Dünyamız yaşlanan nüfusla birlikte, pek çok hastalığın yanı sıra, nörolojik rahatsızlıklarla da karşı karşıya. Üstelik zorlu yaşam koşulları, genetik özellikler ve başka bilinmeyen nedenlerle çok yaygın olan nörolojik rahatsızlıkların başında da “Alzheimer “ hastalığı geliyor! Bu hastalığın farkındalığını sağlamak için de 21 Eylül “ Dünya Alzheimer Günü” olarak kabul edilmiştir.

Çevrenizde ya da yakın akrabalarınızda mutlaka bir “Alzheimer” hastası görmüşsünüzdür.
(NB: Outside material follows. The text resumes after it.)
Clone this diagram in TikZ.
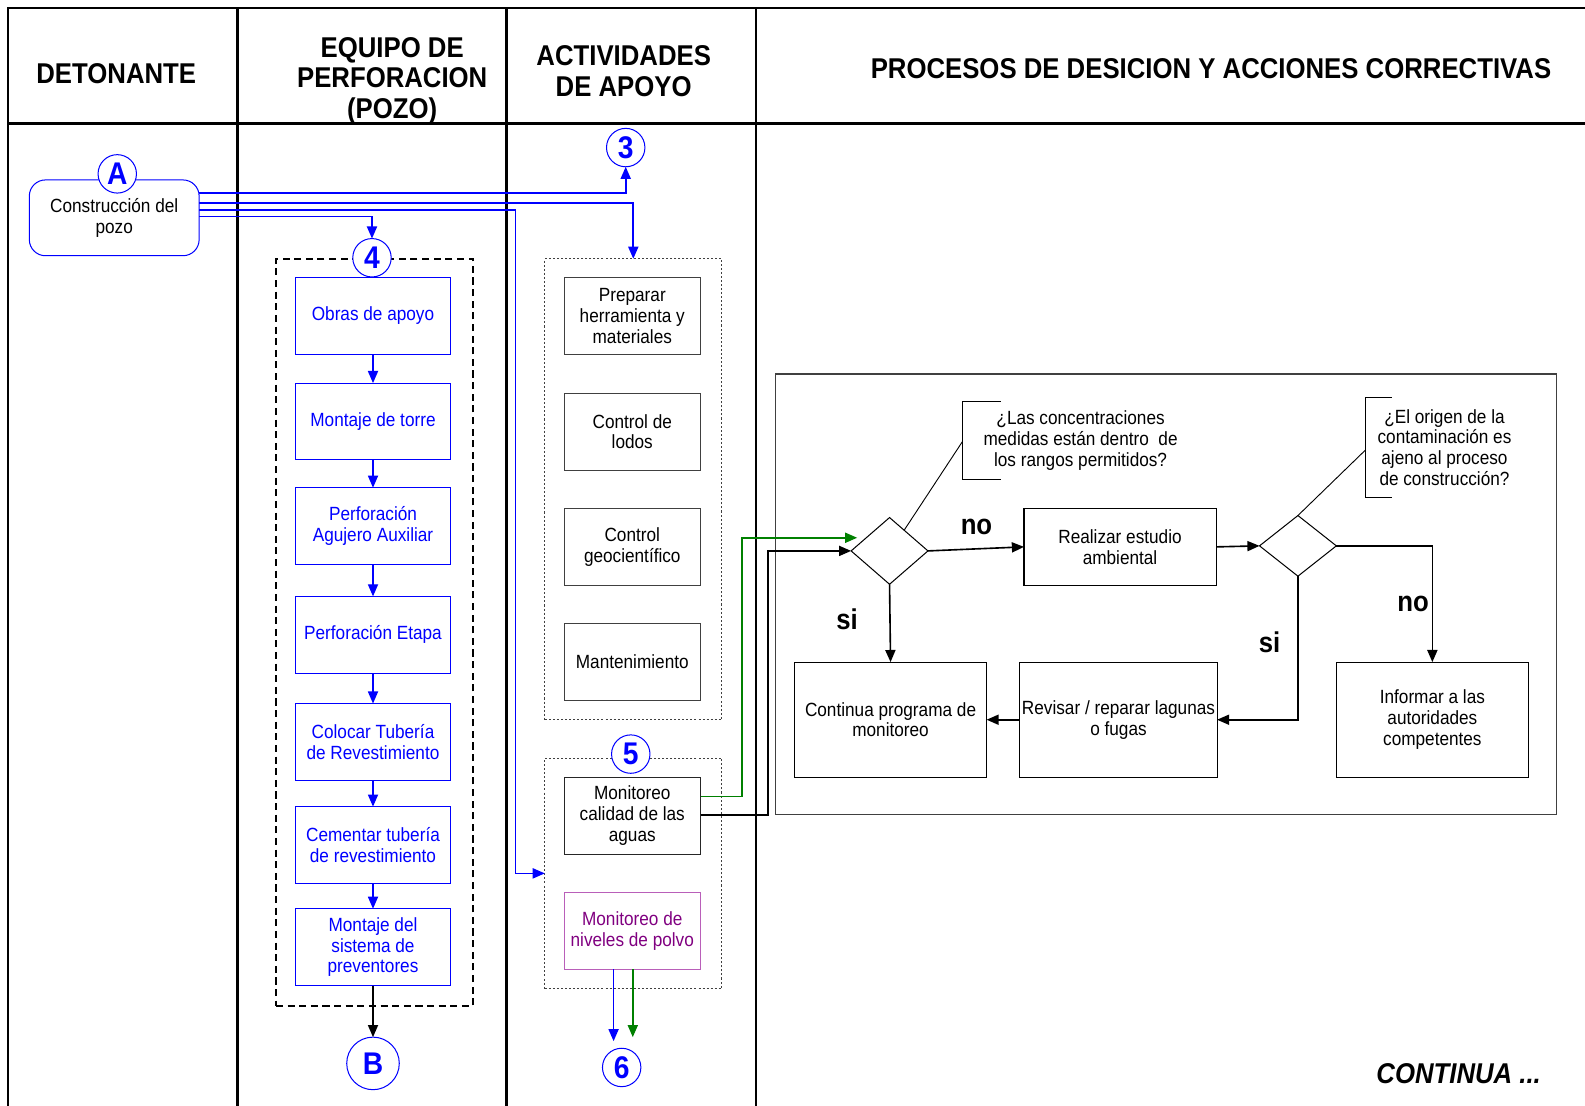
\documentclass[tikz,border=0pt]{standalone}
\usepackage{fontspec}
\setmainfont{Liberation Sans}[FakeStretch=0.9]
\usetikzlibrary{arrows.meta,calc,shapes.geometric}
\definecolor{fgreen}{RGB}{0,128,0}
\definecolor{purp}{RGB}{128,0,128}
\definecolor{purpb}{RGB}{185,95,185}
\begin{document}
\begin{tikzpicture}[x=1pt,y=-1pt,
  every node/.style={inner sep=0pt,outer sep=0pt},
  lane/.style={line width=2.4pt,line cap=rect},
  hdr/.style={font=\fontsize{28.3}{30.5}\selectfont\bfseries,align=center},
  lbl/.style={font=\fontsize{28.3}{30.5}\selectfont\bfseries},
  txt/.style={font=\fontsize{18.9}{20.5}\selectfont,align=center},
  bluebox/.style={draw=blue,line width=1pt,minimum width=154pt,minimum height=76pt,txt,text=blue},
  graybox/.style={draw=black!75,line width=1pt,minimum width=135pt,minimum height=76pt,txt},
  decbox/.style={draw=black,line width=1pt,minimum width=190pt,minimum height=114pt,txt},
  conn/.style={draw=blue,circle,fill=white,line width=1pt,minimum size=38pt,text=blue,font=\fontsize{31}{31}\selectfont\bfseries},
  dec/.style={draw=black,diamond,line width=1pt,minimum width=76pt,minimum height=66pt},
  dotbox/.style={draw=black!75,line width=0.8pt,dash pattern=on 2pt off 2pt},
  tip/.style={-{Triangle[length=12pt,width=10pt]}},
  bl/.style={draw=blue,line width=1.6pt,tip},
  bk/.style={draw=black,line width=1.6pt,tip},
  gr/.style={draw=fgreen,line width=1.6pt,tip},
]
\useasboundingbox (0,0) rectangle (1568,1094);
% lanes
\draw[lane] (8,8) -- (1568,8);
\draw[lane] (8,122) -- (1568,122);
\foreach \xx in {8,235,501,748} \draw[lane] (\xx,8) -- (\xx,1094);
% headers
\node[hdr] (h1) at (115,73) {DETONANTE};
\node[hdr] (h2) at (388,80) {EQUIPO DE\\PERFORACION\\(POZO)};
\node[hdr] (h3) at (617,70) {ACTIVIDADES\\DE APOYO};
\node[hdr] (h4) at (1198,68) {PROCESOS DE DESICION Y ACCIONES CORRECTIVAS};
% detonante
\node[draw=blue,line width=1pt,rounded corners=16pt,minimum width=168pt,minimum height=75pt,txt] (a) at (113,215.5) {Construcción del\\pozo};
\node[conn] (cA) at (116,172) {A};
% connectors
\node[conn] (c3) at (619,146) {3};
\node[draw=black,line width=1.8pt,dash pattern=on 7pt off 4.5pt,minimum width=195pt,minimum height=739pt] (eq) at (370.5,625.5) {};
\node[dotbox,minimum width=175pt,minimum height=456pt] (act1) at (626.5,484) {};
\node[dotbox,minimum width=175pt,minimum height=228pt] (act2) at (626.5,864) {};
\node[conn] (c4) at (368,255) {4};
\node[conn] (c5) at (624,746) {5};
\node[conn,minimum size=52pt] (cB) at (369,1052) {B};
\node[conn] (c6) at (615,1056) {6};
% blue boxes
\node[bluebox] (b1) at (369,312.5) {Obras de apoyo};
\node[bluebox] (b2) at (369,417) {Montaje de torre};
\node[bluebox] (b3) at (369,520.5) {Perforación\\Agujero Auxiliar};
\node[bluebox] (b4) at (369,628) {Perforación Etapa};
\node[bluebox] (b5) at (369,734) {Colocar Tubería\\de Revestimiento};
\node[bluebox] (b6) at (369,836) {Cementar tubería\\de revestimiento};
\node[bluebox] (b7) at (369,937) {Montaje del\\sistema de\\preventores};
\foreach \i/\j in {b1/b2,b2/b3,b3/b4,b4/b5,b5/b6,b6/b7} \draw[draw=blue,line width=1.4pt,tip] (\i.south) -- (\j.north);
\draw[bk,line width=1.4pt] (b7.south) -- (cB.north);
% activity boxes
\node[graybox] (g1) at (625.5,312.5) {Preparar\\herramienta y\\materiales};
\node[graybox] (g2) at (625.5,427) {Control de\\lodos};
\node[graybox] (g3) at (625.5,541) {Control\\geocientífico};
\node[graybox] (g4) at (625.5,655) {Mantenimiento};
\node[graybox,draw=black!85] (m) at (625.5,807) {Monitoreo\\calidad de las\\aguas};
\node[graybox,draw=purpb,text=purp] (p) at (625.5,921) {Monitoreo de\\niveles de polvo};
% lines from A
\draw[bl] ($(a.east)+(0,-24.5)$) -| (c3.south);
\draw[bl] ($(a.east)+(0,-14.5)$) -| (act1.north);
\draw[bl] ($(a.east)+(0,-7.5)$) -| ($(act2.west)+(-29,0)$) -- (act2.west);
\draw[bl] ($(a.east)+(0,-1.5)$) -| (c4.north);
% polvo arrows
\coordinate (pb) at ($(p.south)+(-18.5,0)$);
\coordinate (pg) at ($(p.south)+(0.5,0)$);
\coordinate (c6b) at ($(c6.north)+(0,-7)$);
\coordinate (c6g) at ($(c6.north)+(0,-11)$);
\draw[bl,line width=1.6pt] (pb) -- (pb |- c6b);
\draw[gr,line width=1.6pt] (pg) -- (pg |- c6g);
% decision frame
\node[draw=black!75,line width=1.2pt,minimum width=773pt,minimum height=436pt] (rf) at (1153.5,588) {};
\node[dec] (d1) at (880,545) {};
\node[dec,minimum height=60pt] (d2) at (1284,540) {};
\node[draw=black,line width=1pt,minimum width=190pt,minimum height=76pt,txt] (re) at (1108,541) {Realizar estudio\\ambiental};
\node[decbox] (cont) at (881,712) {Continua programa de\\monitoreo};
\node[decbox,minimum width=195pt] (rev) at (1106.5,712) {Revisar / reparar lagunas\\o fugas};
\node[decbox] (inf) at (1417,712) {Informar a las\\autoridades\\competentes};
% callouts
\node[txt] (q1) at (1069,436) {¿Las concentraciones\\medidas están dentro~ de\\los rangos permitidos?};
\node[txt] (q2) at (1429,442.5) {¿El origen de la\\contaminación es\\ajeno al proceso\\de construcción?};
\coordinate (q1b) at (952,437);
\coordinate (q2b) at (1351,445);
\draw[line width=0.9pt] (990,397) -- (952,397) -- (952,474) -- (990,474);
\draw[line width=0.9pt] (1377,393) -- (1351,393) -- (1351,492) -- (1377,492);
\draw[line width=0.9pt] ($(d1.north)!0.38!(d1.east)$) -- (q1b);
\draw[line width=0.9pt] (d2.north) -- (q2b);
% monitoreo connectors
\draw[gr] ($(m.east)+(0,-19)$) -- ++(41,0) |- ($(d1.west)+(6,-13)$);
\draw[bk] ($(m.east)+(0,-1)$) -- ++(67,0) |- (d1.west);
% decision arrows
\draw[bk] (d1.east) -- (re.west);
\draw[bk] (re.east) -- (d2.west);
\draw[bk] (d2.east) -| (inf.north);
\draw[bk] (d2.south) |- (rev.east);
\draw[bk] (rev.west) -- (cont.east);
\draw[bk] (d1.south) -- (cont.north);
% labels
\node[lbl] (no1) at (966,521) {no};
\node[lbl] (si1) at (838,613) {si};
\node[lbl] (no2) at (1398,597) {no};
\node[lbl] (si2) at (1256,635) {si};
\node[lbl,font=\fontsize{28.3}{30.5}\selectfont\bfseries\itshape] (cn) at (1443,1062) {CONTINUA ...};
\end{tikzpicture}
\end{document}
Hastalığın en erken ve en yaygın belirtisi “ unutmak” tır. Hele hastalık öncesi yani sağlıklıyken, yakından tanıdığınız birinin, bu hastalığa yakalandığını öğrendiğinizde, onda gördükleriniz sizi şoka sokabilir! O yüzden bu tür hastaların yakınlarına da rehberlik etmek ve destek olmak gerektiğini söylüyor bilim insanları. Çünkü ona baktığınızda; gözlerindeki o çocuksu çaresiz bakışı, boşlukta ve karanlıkta kalmış gibi korkmuş duruşu ve hafıza boşluğundaki kaybolmuşluğu görebilirsiniz. Bu halleriyle size adeta;

“ Her şeyi unutuyorum, isimleri, yerleri, tarihleri, kim olduğumu ve bazen senin kim olduğunu da unutuyorum. Bunun için bana kızma! Ben unutsam da, sen beni unutma! Sakın ellerimi bırakma! Ben bazen kaybolmuş bir çocuk gibi korkuyorum! Rehberliğin olmazsa, kaybolabilirim. Eskiden kendi bakımımı yapabiliyordum. Şimdi sadece senin yardımınla yapıyorum. Ocağın üstünde yemeği unutuyorum. Hatta yaşadığım evde odaları karıştırıyorum. O yüzden beni yabancı yerlere terketme. Kolayca öğrenemiyorum. Biliyorum kalbini kırıyorum. Agresif, şüpheci ve kötü biri gibi davranıyorum. Bir yere koyduğum şeyi unutuyorum. Aradığım hiç bir şeyi bulamıyorum. Bunun için de seni suçluyorum! Bazen büyük karanlık bir boşluğum oluyor. O zaman geçmişe dönüyorum. Çok, ama çok korkuyorum. Beni bırakma! Unutursam, unutma! “ diyorlar.
Bunu belki ifade edemiyorlar ama, onları izlediğinizde, gerçekten anlamaya çalıştığınızda siz de göreceksiniz. Tam olarak yukarıdaki cümleleri söylüyorlar beden dilleriyle! Tıpkı henüz konuşamayan, ihtiyaçlarını söyleyemeyen bir bebeğin ağlamasından; acıkıp acıkmadığını, altını kirletip kirletmediğini, uykusunun gelip gelmediğini anlamanız gibi... Zor değil mi? Sadece hasta için değil, hasta yakını için de zor bir durum!

Ama bu zorluklarda bize yardım edecek nörologlar, gerontologlar, psikologlar olmalı! Kurumsal, planlı ve eşgüdümlü bir çalışmayla mucizeler yaratılabilir! “Mucizelere inanmam” demeyin sakın! Hayat mucizelerle doludur.
Antalya ‘ da ve Türkiye genelinde, bu tür hastalar ve hasta olmayan yaşlılar için de “sağlıklı yaşlanma” yı programlayan “ Akdeniz Üniversitesi Gerontoloji Bölüm Başkanı Prof.Dr. İsmail Tufan hoca ve ekibi; bu mucizeyi gerçekleştiren çok özel insanlardır. Tabii hocanın yetiştirdiği öğrenciler de öyle. Ayrıca İsmail hocanın 50 yaş ve üstü için açtığı “Tazelenme Üniversitesi”, pandemi ortamında da dersleri, VTV televizyonunda Çarşamba ve Cuma günleri saat 15.00’ te, dersi kaçıranlar için de, Cumartesi ve Pazar günleri saat 13.00’ te veriyor! Antalya’ da yaşayanlar olarak, o yüzden çok, ama çok şanslıyız. Teşekkürler hocam, iyi ki varsınız!